Educar en la libertad y en el amor

Editorial

A medidos del mes de agosto fuimos testigos, a través de los medios de comunicación, del premio obtenido por tres adolescentes que conformaban el equipo mexicano de geografía en una competencia de carácter internacional. No obtuvieron un reconocimiento cualquiera, sino que se trajeron a casa, ni más ni menos, que la medalla de oro del Octavo Campeonato Mundial que realiza la organización National Geografic.

El hecho de que estos tres jóvenes sean campeones mundiales en geografía no nos debe hacer, como se dice comúnmente, perder el piso. Se trata de tres jóvenes excepcionales, y lo dicen algunos, de auténticos «garbanzos de a libra». Tampoco debemos pasar por alto que hay millones de niños, adolescentes y jóvenes en México que corren grave peligro de ver truncado su desarrollo humano, académico, espiritual, etcétera. Y es que la problemática que vivimos como mexicanos refleja la falta de una buena educación.

El tema de la educación ha sido abordado por grandes maestros, filósofos, secretarios de estado, entre otros prestigiados analistas, a lo largo de la historia. Hubo épocas en que se enfatizaba más en la formación de guerreros, omitiendo la formación académica. Han existido, también, modelos educativos que han querido responder a las exigencias del que está creciendo y aprendiendo a vivir. Los resultados han sido, unos loables y otros, llanamente nefastos.

Vemos a los estudiantes angustiados –aunque no todos– por asimilar los contenidos que les ofrecen sus maestros en materias como matemáticas, biología, leyes, física, química, ciencias sociales, ecología, etcétera.
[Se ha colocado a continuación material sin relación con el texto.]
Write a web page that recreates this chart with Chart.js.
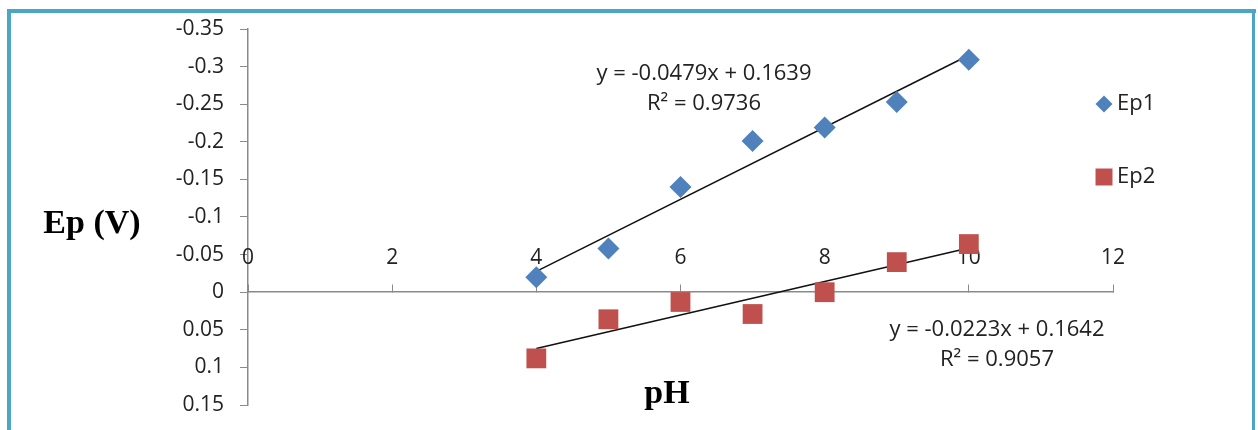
<!DOCTYPE html>
<html>
<head>
<meta charset="utf-8">
<script src="https://cdn.jsdelivr.net/npm/chart.js@4.4.0/dist/chart.umd.min.js"></script>
<style>
  html, body { margin: 0; padding: 0; background: #ffffff; }
  #wrap { width: 1258px; height: 430px; }
</style>
</head>
<body>
<div id="wrap"><canvas id="epChart" width="1258" height="430"></canvas></div>
<script>
// pH values and peak potentials (V)
const phValues = [4, 5, 6, 7, 8, 9, 10];
const ep1 = [-0.020, -0.058, -0.140, -0.201, -0.219, -0.253, -0.309];
const ep2 = [0.088, 0.036, 0.013, 0.029, 0.000, -0.040, -0.064];

// linear trendlines as printed on the chart: [slope, intercept]
const trend1 = [-0.0479, 0.1639];
const trend2 = [-0.0223, 0.1642];
const trendLabels1 = ['y = -0.0479x + 0.1639', 'R² = 0.9736'];
const trendLabels2 = ['y = -0.0223x + 0.1642', 'R² = 0.9057'];

const xTicks = [0, 2, 4, 6, 8, 10, 12];
const yTicks = [-0.35, -0.3, -0.25, -0.2, -0.15, -0.1, -0.05, 0, 0.05, 0.1, 0.15];

const blue = '#4F81BD';
const red = '#C0504D';
const font = '"Open Sans", "Liberation Sans", sans-serif';

function toPoints(xs, ys) {
    return xs.map((x, i) => ({ x: x, y: ys[i] }));
}
function trendPoints(t) {
    const x0 = phValues[0], x1 = phValues[phValues.length - 1];
    return [{ x: x0, y: t[0] * x0 + t[1] }, { x: x1, y: t[0] * x1 + t[1] }];
}

// frame, axis titles, x tick labels, trendline labels and legend
const decorations = {
    id: 'decorations',
    beforeDraw(chart) {
        const ctx = chart.ctx;
        ctx.save();
        ctx.fillStyle = '#ffffff';
        ctx.fillRect(0, 0, chart.width, chart.height);
        ctx.fillStyle = '#4BA6C4';
        ctx.fillRect(7, 9, 1249, 4);   // top
        ctx.fillRect(7, 9, 4, 430);    // left
        ctx.fillRect(1252, 9, 3, 430); // right
        ctx.restore();
    },
    beforeDatasetsDraw(chart) {
        // x labels sit above the axis line (reversed value axis, Excel style)
        const ctx = chart.ctx;
        const xs = chart.scales.x, ys = chart.scales.y;
        const axisY = ys.getPixelForValue(0);
        ctx.save();
        ctx.fillStyle = '#222222';
        ctx.font = '21px ' + font;
        ctx.textAlign = 'center';
        ctx.textBaseline = 'middle';
        xTicks.forEach(v => ctx.fillText(String(v), xs.getPixelForValue(v), axisY - 34));
        ctx.restore();
    },
    afterDraw(chart) {
        const ctx = chart.ctx;
        ctx.save();
        ctx.fillStyle = '#000000';
        ctx.textAlign = 'center';
        ctx.textBaseline = 'middle';
        ctx.font = 'bold 34px "Liberation Serif", "Times New Roman", serif';
        ctx.fillText('Ep (V)', 92, 224);
        ctx.fillText('pH', 667, 394);

        ctx.fillStyle = '#222222';
        ctx.font = '22px ' + font;
        ctx.fillText(trendLabels1[0], 704, 74);
        ctx.fillText(trendLabels1[1], 704, 104);
        ctx.fillText(trendLabels2[0], 997, 330);
        ctx.fillText(trendLabels2[1], 997, 360);

        // legend
        const items = [
            { ds: chart.data.datasets[0], y: 104, r: 8.5 },
            { ds: chart.data.datasets[1], y: 177, r: 12 }
        ];
        items.forEach(it => {
            ctx.fillStyle = it.ds.backgroundColor;
            ctx.strokeStyle = it.ds.backgroundColor;
            Chart.helpers.drawPoint(ctx, { pointStyle: it.ds.pointStyle, radius: it.r, borderWidth: 0 }, 1104, it.y);
            ctx.fillStyle = '#222222';
            ctx.textAlign = 'left';
            ctx.font = '22px ' + font;
            ctx.fillText(it.ds.label, 1117, it.y);
        });
        ctx.restore();
    }
};

const ctx = document.getElementById('epChart').getContext('2d');
new Chart(ctx, {
    type: 'scatter',
    data: {
        datasets: [
            {
                label: 'Ep1',
                data: toPoints(phValues, ep1),
                pointStyle: 'rectRot',
                pointRadius: 11,
                pointHoverRadius: 11,
                backgroundColor: blue,
                borderColor: blue,
                borderWidth: 0
            },
            {
                label: 'Ep2',
                data: toPoints(phValues, ep2),
                pointStyle: 'rect',
                pointRadius: 14,
                pointHoverRadius: 14,
                backgroundColor: red,
                borderColor: red,
                borderWidth: 0
            },
            {
                label: 'trend1',
                type: 'line',
                data: trendPoints(trend1),
                borderColor: '#111111',
                borderWidth: 1.5,
                pointRadius: 0,
                fill: false
            },
            {
                label: 'trend2',
                type: 'line',
                data: trendPoints(trend2),
                borderColor: '#111111',
                borderWidth: 1.5,
                pointRadius: 0,
                fill: false
            }
        ]
    },
    options: {
        responsive: false,
        animation: false,
        layout: { padding: { top: 29, bottom: 25, right: 145, left: 0 } },
        plugins: {
            legend: { display: false },
            tooltip: { enabled: false }
        },
        scales: {
            x: {
                type: 'linear',
                min: 0,
                max: 12,
                position: { y: 0 },
                afterBuildTicks: scale => { scale.ticks = xTicks.map(v => ({ value: v })); },
                afterFit: scale => { scale.height = 0; scale.paddingLeft = 0; scale.paddingRight = 0; },
                grid: { display: true, drawOnChartArea: false, tickLength: -8, color: '#8a8a8a', tickWidth: 1 },
                border: { color: '#8a8a8a', width: 1.5 },
                ticks: { display: false }
            },
            y: {
                type: 'linear',
                min: -0.35,
                max: 0.15,
                reverse: true,
                afterBuildTicks: scale => { scale.ticks = yTicks.map(v => ({ value: v })); },
                afterFit: scale => { scale.width = 248; scale.paddingTop = 0; scale.paddingBottom = 0; },
                grid: { display: true, drawOnChartArea: false, tickLength: 8, color: '#8a8a8a' },
                border: { color: '#8a8a8a', width: 1.5 },
                ticks: {
                    padding: 16,
                    color: '#222222',
                    font: { family: font, size: 21 },
                    callback: v => String(v)
                }
            }
        }
    },
    plugins: [decorations]
});
</script>
</body>
</html>
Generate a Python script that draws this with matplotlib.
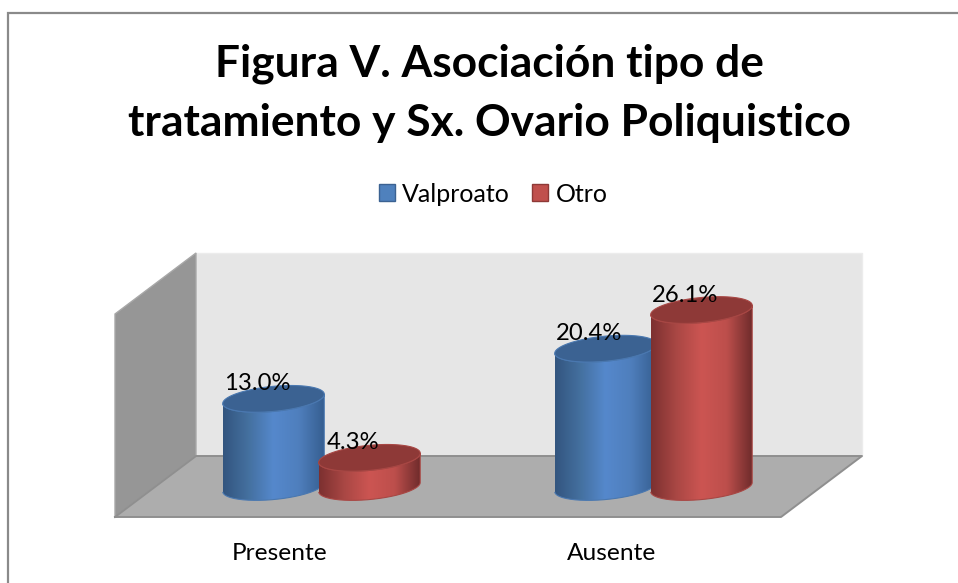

Ante este programa educativo, cabe la gran pregunta: ¿dónde quedan los principios de libertad, conciencia, voluntad, religión, inteligencia, amor?

No podemos negar que los jóvenes albergan grandes ideales. Existen personas que a lo largo de su vida han tenido todo para alcanzar sus metas; mas también existen otros que no han podido tener quien los impulse, pero que con base en el tesón y el esfuerzo han logrado trascender; otros tantos, no pocos, se han quedado en el camino.

Para educar armónicamente se requiere tener metas elevadas, grandes ideales. La responsabilidad de la educación de la familia, corresponde, en primer lugar, a los padres de familia. Los maestros son guías. Tanto a los padres de familia, como a los maestros, catequistas, a cada uno, desde su ámbito de responsabilidad, le corresponde ayudar al niño o joven para que en su escala de valores sepa ubicar y dar su lugar a Dios, a la familia, a los amigos, a la patria, a las ciencias, a las autoridades, etcétera. A los adultos nos corresponde, mientras tanto, presentar ideales atrayentes, formarlos integralmente, para que sepan tomar decisiones libres y responsables, y que el joven, desde su voluntad, sus aficiones, su carácter, sepa vencer los obstáculos que se le vayan presentando y vea cristalizadas sus metas y sueños.